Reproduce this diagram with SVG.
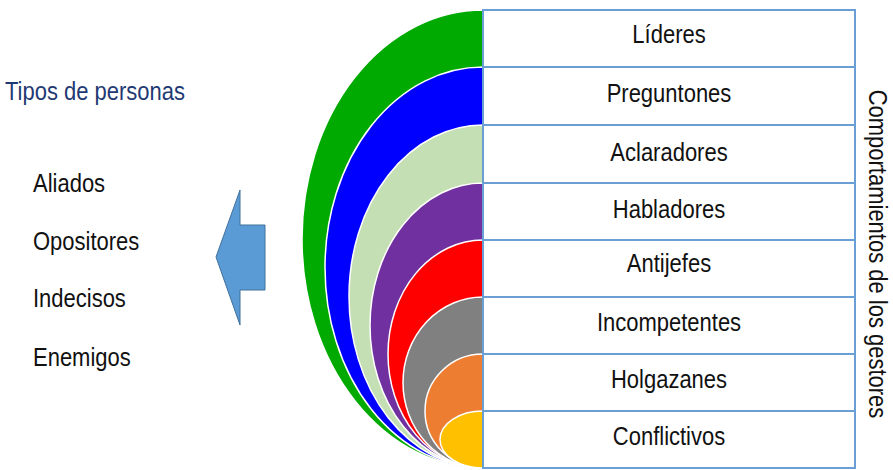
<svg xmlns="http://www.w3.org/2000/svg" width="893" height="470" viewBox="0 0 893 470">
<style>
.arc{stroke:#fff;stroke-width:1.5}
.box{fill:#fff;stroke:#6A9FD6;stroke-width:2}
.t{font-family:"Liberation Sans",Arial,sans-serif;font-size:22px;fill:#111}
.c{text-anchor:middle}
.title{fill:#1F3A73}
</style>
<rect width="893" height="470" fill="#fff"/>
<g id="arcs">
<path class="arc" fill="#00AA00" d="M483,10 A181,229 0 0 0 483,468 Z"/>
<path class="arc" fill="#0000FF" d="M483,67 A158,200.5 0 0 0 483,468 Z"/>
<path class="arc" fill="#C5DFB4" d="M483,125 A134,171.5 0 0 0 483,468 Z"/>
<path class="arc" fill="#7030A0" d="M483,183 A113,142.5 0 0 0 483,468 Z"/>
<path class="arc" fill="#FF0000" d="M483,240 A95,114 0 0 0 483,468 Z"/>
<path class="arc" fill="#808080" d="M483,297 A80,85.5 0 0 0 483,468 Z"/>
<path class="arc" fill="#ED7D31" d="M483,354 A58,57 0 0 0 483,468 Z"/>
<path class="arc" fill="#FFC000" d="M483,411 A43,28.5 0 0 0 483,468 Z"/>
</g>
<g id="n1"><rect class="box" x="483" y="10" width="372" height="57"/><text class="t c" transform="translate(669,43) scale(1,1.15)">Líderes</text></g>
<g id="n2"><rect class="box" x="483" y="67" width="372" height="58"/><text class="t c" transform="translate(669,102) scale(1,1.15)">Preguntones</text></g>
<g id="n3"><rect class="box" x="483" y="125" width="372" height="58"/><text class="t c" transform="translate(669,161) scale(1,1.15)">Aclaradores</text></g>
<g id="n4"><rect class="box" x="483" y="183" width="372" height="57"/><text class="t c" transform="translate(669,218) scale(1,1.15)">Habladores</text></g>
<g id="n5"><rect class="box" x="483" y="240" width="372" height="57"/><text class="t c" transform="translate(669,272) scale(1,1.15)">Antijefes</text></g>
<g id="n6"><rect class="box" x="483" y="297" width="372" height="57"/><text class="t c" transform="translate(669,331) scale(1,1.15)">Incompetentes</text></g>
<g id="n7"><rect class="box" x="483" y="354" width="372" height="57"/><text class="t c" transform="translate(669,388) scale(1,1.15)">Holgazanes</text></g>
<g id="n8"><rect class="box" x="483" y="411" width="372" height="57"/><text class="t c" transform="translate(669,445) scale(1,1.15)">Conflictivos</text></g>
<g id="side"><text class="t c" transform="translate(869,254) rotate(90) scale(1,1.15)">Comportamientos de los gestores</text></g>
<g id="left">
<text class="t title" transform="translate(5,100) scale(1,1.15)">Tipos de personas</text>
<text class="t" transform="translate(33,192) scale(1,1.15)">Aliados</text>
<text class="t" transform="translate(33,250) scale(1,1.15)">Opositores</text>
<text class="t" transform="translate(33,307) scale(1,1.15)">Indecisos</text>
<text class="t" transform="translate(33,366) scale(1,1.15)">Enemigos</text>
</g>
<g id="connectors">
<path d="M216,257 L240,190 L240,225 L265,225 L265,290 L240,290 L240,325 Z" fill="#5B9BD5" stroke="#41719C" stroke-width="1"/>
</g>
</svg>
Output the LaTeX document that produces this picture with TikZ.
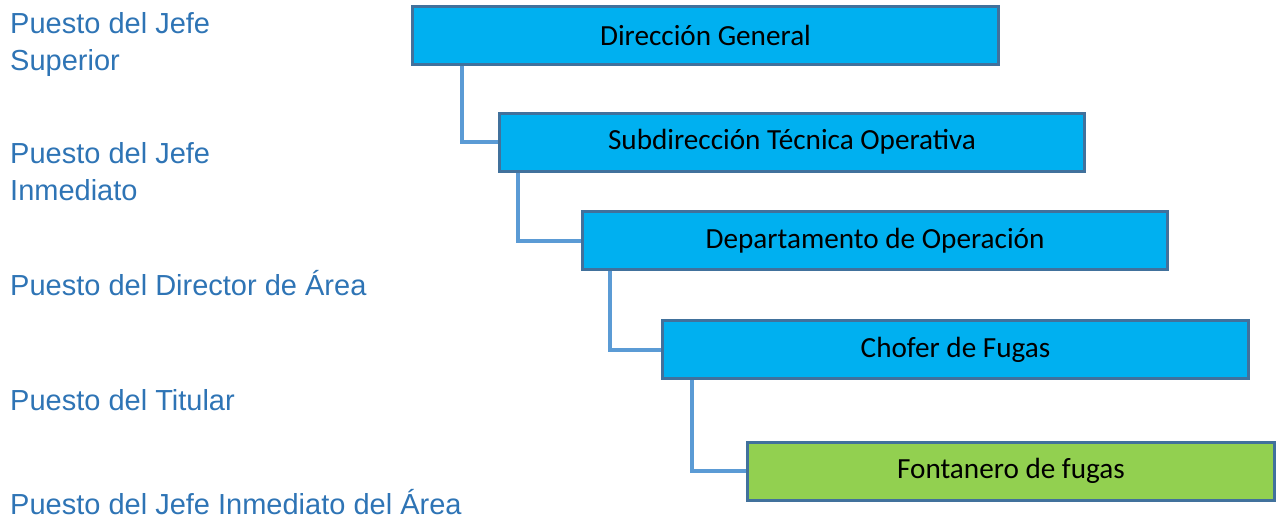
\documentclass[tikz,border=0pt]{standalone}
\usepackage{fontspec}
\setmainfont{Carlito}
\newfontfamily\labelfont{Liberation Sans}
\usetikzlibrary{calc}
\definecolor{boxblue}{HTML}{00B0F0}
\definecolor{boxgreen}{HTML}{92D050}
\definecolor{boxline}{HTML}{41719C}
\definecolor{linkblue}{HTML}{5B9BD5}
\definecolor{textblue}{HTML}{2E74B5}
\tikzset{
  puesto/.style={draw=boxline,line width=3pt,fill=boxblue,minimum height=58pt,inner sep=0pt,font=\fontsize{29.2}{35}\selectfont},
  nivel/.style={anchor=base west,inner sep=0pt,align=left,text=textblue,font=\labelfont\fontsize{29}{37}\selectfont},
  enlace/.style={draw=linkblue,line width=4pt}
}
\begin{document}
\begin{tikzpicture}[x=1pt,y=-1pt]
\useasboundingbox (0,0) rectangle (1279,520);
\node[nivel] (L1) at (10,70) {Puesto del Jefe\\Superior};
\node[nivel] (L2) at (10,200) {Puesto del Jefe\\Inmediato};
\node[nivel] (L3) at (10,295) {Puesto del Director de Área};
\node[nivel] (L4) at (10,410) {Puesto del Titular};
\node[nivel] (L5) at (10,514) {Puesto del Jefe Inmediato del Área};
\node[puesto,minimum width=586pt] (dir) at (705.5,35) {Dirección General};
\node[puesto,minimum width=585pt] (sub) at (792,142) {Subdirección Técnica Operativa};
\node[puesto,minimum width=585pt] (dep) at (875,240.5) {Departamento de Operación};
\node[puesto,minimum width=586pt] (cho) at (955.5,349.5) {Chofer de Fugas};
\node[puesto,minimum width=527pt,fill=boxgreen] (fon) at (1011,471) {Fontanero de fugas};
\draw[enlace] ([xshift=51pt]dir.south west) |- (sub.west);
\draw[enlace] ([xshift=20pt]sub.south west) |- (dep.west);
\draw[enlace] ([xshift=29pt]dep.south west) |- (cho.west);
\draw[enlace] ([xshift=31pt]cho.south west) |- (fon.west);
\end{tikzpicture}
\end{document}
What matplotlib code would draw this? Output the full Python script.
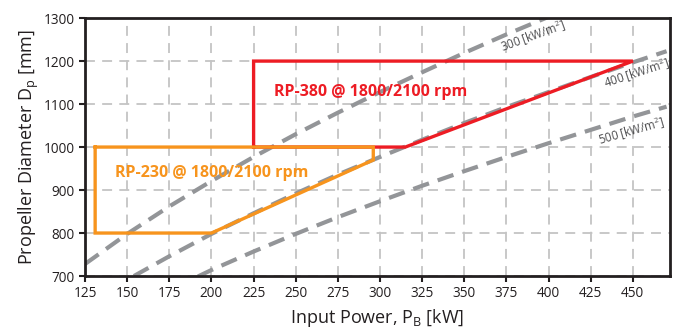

════════════════

▶ [SHORT PROBLEM]
Using the entries above, find all lines with "Output". Copy them.

▶ [RESPONSE TO THIS EXERCISE]
Output the LaTeX document that produces this picture with TikZ.
What matplotlib code would draw this? Output the full Python script.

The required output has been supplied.